Война добавила дяде Боре новых «железок», как называл он неизвлечённые осколки. Один из них и стал потом причиной его смерти. На одной из подушечек, которые несли перед гробом, тускло поблёскивал орден Александра Невского – им награждали нечасто и только за проведение серьёзных войсковых операций.
Младшим братом моего отца был дядя Митя (на нижнем снимке слева), думать о котором не могу без щемящего волнения. В детстве он сильно ушибся и потому отставал в росте от братьев. В его нескольких уцелевших письмах звучит порой мотив одиночества: «…покуда жив, и этого должно быть достаточно тому, кого интересует моё существование; к сожалению, таких немного» (12.11.41). Это была тонкая и незаурядная натура; и в памяти отца он остался образцом искренности и чистоты духа.
Уже имеющий боевое крещение, он был преподавателем – командиром Велико-Устюгского военно-пехотного училища. Мать упрекала его за то упорство, с которым он стремился вырваться на фронт. Вот уцелевшая половинка письма от 15.11 (год неразборчив): «Дорогая мама! Напрасно обижаешься на меня. Иначе я поступить не могу. Жизнь моя сейчас там, где умирают люди...» И ещё в одном письме: «…Скорей бы на фронт, хотя бы утолить там жажду мести за всех и за собственную оборванную юность».
Уцелевшие друзья и сослуживцы дядя Мити через многие годы пронесли память о его редких человеческих качествах. А.В. Николаев, бывший начальник разведки миномётного полка, а в те годы курсант-москвич, писал моему отцу: «Дмитрий очень скоро обрёл среди курсантов такой авторитет, какого не имели другие командиры училища. Москвичей трудно было удивить силой, выправкой, знаниями, строгостью – их можно было сразить только лишь нравственными качествами, добротой, а ею Дмитрий обладал в изобилии…»
Он был убит 30 января 1944 г. и похоронен в деревне Скачели Батецкого района Ленинградской области (так было сказано в похоронке).
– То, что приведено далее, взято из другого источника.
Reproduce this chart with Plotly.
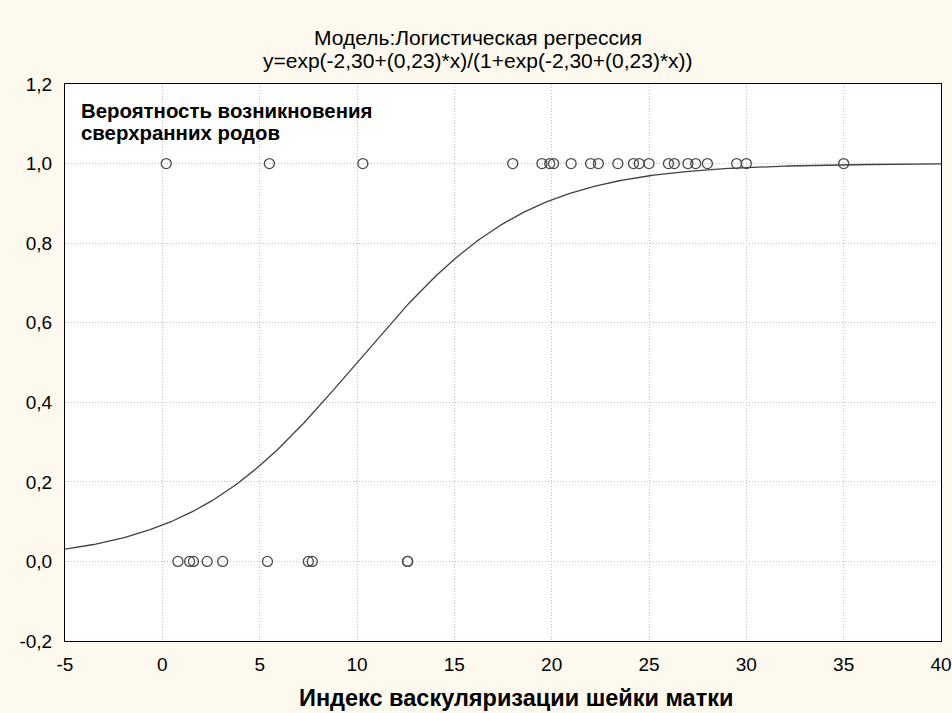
import numpy as np
import plotly.graph_objects as go

# Observed data: outcome 1 (сверхранние роды) and 0
x_outcome1 = [0.2, 5.5, 10.3, 18.0, 19.5, 19.9, 20.1, 21.0, 22.0, 22.4, 23.4,
              24.2, 24.5, 25.0, 26.0, 26.3, 27.0, 27.4, 28.0, 29.5, 30.0, 35.0]
x_outcome0 = [0.8, 1.4, 1.6, 2.3, 3.1, 5.4, 7.5, 7.7, 12.6, 12.6]

# Model coefficients (from the title)
b0 = -2.30
b1 = 0.23

x_ticks = [-5, 0, 5, 10, 15, 20, 25, 30, 35, 40]
x_tick_labels = ["-5", "0", "5", "10", "15", "20", "25", "30", "35", "40"]
y_ticks = [-0.2, 0.0, 0.2, 0.4, 0.6, 0.8, 1.0, 1.2]
y_tick_labels = ["-0,2", "0,0", "0,2", "0,4", "0,6", "0,8", "1,0", "1,2"]

title_lines = ["Модель:Логистическая регрессия",
               "y=exp(-2,30+(0,23)*x)/(1+exp(-2,30+(0,23)*x))"]
legend_lines = ["Вероятность возникновения", "сверхранних родов"]
x_title = "Индекс васкуляризации шейки матки"

xc = np.linspace(-5, 40, 400)
yc = np.exp(b0 + b1 * xc) / (1 + np.exp(b0 + b1 * xc))

FONT = "Arial, Liberation Sans, sans-serif"
BG = "#fdf9ee"
mk = dict(symbol="circle-open", size=10, color="#4a4a4a", line=dict(width=1.3, color="#4a4a4a"))

fig = go.Figure()
fig.add_trace(go.Scatter(x=xc, y=yc, mode="lines", line=dict(color="#404040", width=1.3),
                         showlegend=False, hoverinfo="skip"))
fig.add_trace(go.Scatter(x=x_outcome1, y=[1.0] * len(x_outcome1), mode="markers",
                         marker=mk, showlegend=False))
fig.add_trace(go.Scatter(x=x_outcome0, y=[0.0] * len(x_outcome0), mode="markers",
                         marker=mk, showlegend=False))

ann = []
for txt, yp in zip(title_lines, [1.0826, 1.0413]):
    ann.append(dict(text=txt, xref="paper", yref="paper", x=0.471, y=yp,
                    xanchor="center", yanchor="middle", showarrow=False,
                    font=dict(family=FONT, size=21, color="black")))
for txt, yp in zip(legend_lines, [0.9515, 0.912]):
    ann.append(dict(text="<b>" + txt + "</b>", xref="paper", yref="paper", x=0.016, y=yp,
                    xanchor="left", yanchor="middle", showarrow=False,
                    font=dict(family=FONT, size=20.4, color="black")))
ann.append(dict(text="<b>" + x_title + "</b>", xref="paper", yref="paper", x=0.515, y=-0.1023,
                xanchor="center", yanchor="middle", showarrow=False,
                font=dict(family=FONT, size=23.5, color="black")))

fig.update_layout(
    width=952, height=713,
    paper_bgcolor=BG, plot_bgcolor="white",
    margin=dict(l=65, r=11, t=84, b=72),
    font=dict(family=FONT, size=19, color="black"),
    annotations=ann,
)
grid = dict(showgrid=True, gridcolor="#c4c4c4", griddash="1px,2px", gridwidth=1,
            showline=True, linecolor="black", linewidth=1, mirror=True,
            zeroline=False, ticks="", automargin=False, tickfont=dict(size=19))
fig.update_xaxes(range=[-5, 40], tickvals=x_ticks, ticktext=x_tick_labels,
                 ticklabelstandoff=6, **grid)
fig.update_yaxes(range=[-0.2, 1.2], tickvals=y_ticks, ticktext=y_tick_labels,
                 ticklabelstandoff=8, **grid)

fig.write_html(
    "out.html",
    config={"displayModeBar": False},
    post_script=("document.body.style.margin='0';document.body.style.overflow='hidden';"
                 "document.body.style.background='%s';" % BG),
)
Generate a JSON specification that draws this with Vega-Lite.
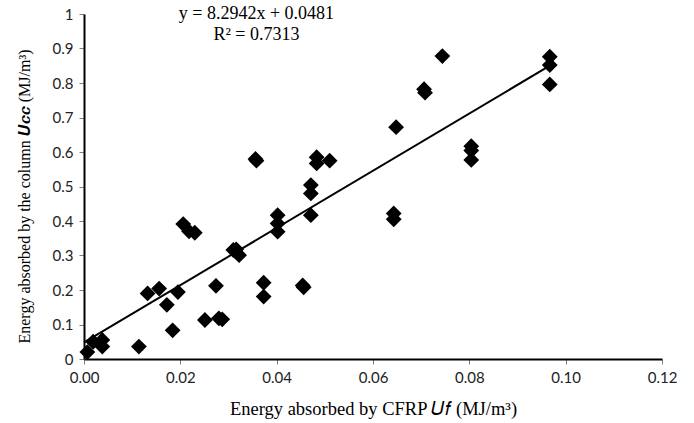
{
  "$schema": "https://vega.github.io/schema/vega-lite/v6.json",
  "width": 578,
  "height": 345,
  "autosize": {"type": "none"},
  "padding": {"left": 84, "top": 14, "right": 32, "bottom": 64},
  "background": "white",
  "config": {
    "view": {"stroke": null},
    "axis": {
      "grid": false,
      "domainColor": "black",
      "domainWidth": 2,
      "tickColor": "#808080",
      "tickSize": 5,
      "tickWidth": 1,
      "labelFont": "Lato",
      "labelFontSize": 15,
      "labelColor": "#222222",
      "labelFlush": false,
      "titleFont": "Liberation Serif",
      "titleFontSize": 18,
      "titleFontWeight": "normal",
      "titleColor": "black"
    }
  },
  "datasets": {
    "pts": [
      {"uf": 0.0007, "ucc": 0.020},
      {"uf": 0.0019, "ucc": 0.050},
      {"uf": 0.0038, "ucc": 0.055},
      {"uf": 0.0038, "ucc": 0.036},
      {"uf": 0.0114, "ucc": 0.036},
      {"uf": 0.0132, "ucc": 0.190},
      {"uf": 0.0156, "ucc": 0.204},
      {"uf": 0.0172, "ucc": 0.157},
      {"uf": 0.0184, "ucc": 0.083},
      {"uf": 0.0195, "ucc": 0.194},
      {"uf": 0.0206, "ucc": 0.391},
      {"uf": 0.0218, "ucc": 0.370},
      {"uf": 0.0230, "ucc": 0.366},
      {"uf": 0.0251, "ucc": 0.113},
      {"uf": 0.0274, "ucc": 0.212},
      {"uf": 0.0280, "ucc": 0.118},
      {"uf": 0.0287, "ucc": 0.115},
      {"uf": 0.0310, "ucc": 0.316},
      {"uf": 0.0316, "ucc": 0.318},
      {"uf": 0.0322, "ucc": 0.301},
      {"uf": 0.0356, "ucc": 0.580},
      {"uf": 0.0358, "ucc": 0.575},
      {"uf": 0.0373, "ucc": 0.221},
      {"uf": 0.0373, "ucc": 0.181},
      {"uf": 0.0402, "ucc": 0.417},
      {"uf": 0.0402, "ucc": 0.393},
      {"uf": 0.0402, "ucc": 0.369},
      {"uf": 0.0454, "ucc": 0.213},
      {"uf": 0.0456, "ucc": 0.208},
      {"uf": 0.0471, "ucc": 0.504},
      {"uf": 0.0471, "ucc": 0.480},
      {"uf": 0.0471, "ucc": 0.417},
      {"uf": 0.0483, "ucc": 0.585},
      {"uf": 0.0483, "ucc": 0.567},
      {"uf": 0.0510, "ucc": 0.575},
      {"uf": 0.0643, "ucc": 0.422},
      {"uf": 0.0643, "ucc": 0.405},
      {"uf": 0.0648, "ucc": 0.672},
      {"uf": 0.0706, "ucc": 0.782},
      {"uf": 0.0708, "ucc": 0.772},
      {"uf": 0.0744, "ucc": 0.878},
      {"uf": 0.0804, "ucc": 0.617},
      {"uf": 0.0804, "ucc": 0.604},
      {"uf": 0.0804, "ucc": 0.577},
      {"uf": 0.0967, "ucc": 0.876},
      {"uf": 0.0967, "ucc": 0.852},
      {"uf": 0.0967, "ucc": 0.796}
    ],
    "trend": [
      {"uf": 0.0, "ucc": 0.0481},
      {"uf": 0.0967, "ucc": 0.8502}
    ],
    "eq": [
      {"uf": 0.0358, "ucc": 1.0, "label": "y = 8.2942x + 0.0481"},
      {"uf": 0.0358, "ucc": 0.939, "label": "R² = 0.7313"}
    ]
  },
  "layer": [
    {
      "data": {"name": "pts"},
      "mark": {"type": "point", "shape": "diamond", "filled": true, "color": "black", "opacity": 1, "size": 250},
      "encoding": {
        "x": {
          "field": "uf", "type": "quantitative",
          "scale": {"domain": [0, 0.12], "nice": false, "zero": true},
          "axis": {"values": [0, 0.02, 0.04, 0.06, 0.08, 0.1, 0.12], "format": ".2f", "labelPadding": 6, "titlePadding": 14, "titleFontSize": 18.5,
                   "title": "Energy absorbed by CFRP 𝑈𝑓 (MJ/m³)"}
        },
        "y": {
          "field": "ucc", "type": "quantitative",
          "scale": {"domain": [0, 1], "nice": false},
          "axis": {"tickCount": 10, "labelExpr": "datum.value == 0 ? '0' : datum.value == 1 ? '1' : format(datum.value, '.1f')", "labelOverlap": false, "labelBound": false, "labelPadding": 6, "titlePadding": 20, "titleY": 182, "titleFontSize": 16,
                   "title": "Energy absorbed by the column 𝑼𝒄𝒄 (MJ/m³)"}
        }
      }
    },
    {
      "data": {"name": "trend"},
      "mark": {"type": "line", "color": "black", "strokeWidth": 2},
      "encoding": {
        "x": {"field": "uf", "type": "quantitative"},
        "y": {"field": "ucc", "type": "quantitative"}
      }
    },
    {
      "data": {"name": "eq"},
      "mark": {"type": "text", "font": "Liberation Serif", "fontSize": 18, "color": "black", "align": "center", "baseline": "middle", "clip": false},
      "encoding": {
        "x": {"field": "uf", "type": "quantitative"},
        "y": {"field": "ucc", "type": "quantitative"},
        "text": {"field": "label"}
      }
    }
  ]
}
И вот с год назад в ворохе старых писем я нахожу бабушкино письмо, которое меня буквально потрясло. Оказывается, дядя Митя шёл на фронт с сознательным решением пожертвовать своей одинокой жизнью за семейных братьев и шурина. И в этом же письме – бабушкино стихотворение «Об Мите» заканчивается такими строками:
…Ты пал героем, воин наш,
Спасая Ленинград.
Да будет память вечная,
Наш младший славный брат.
…Летом 1939 г. дядя Митя с бабушкой приезжал в Ульяновск на свадьбу моих родителей. Бабушка на фотографии углублена в себя. А дядя Митя – вот он (на нижнем снимке слева). Умный, прямой взгляд и легчайший скепсис в уголках губ… Видимо, высокий дух неизбежно отражается и на внешности.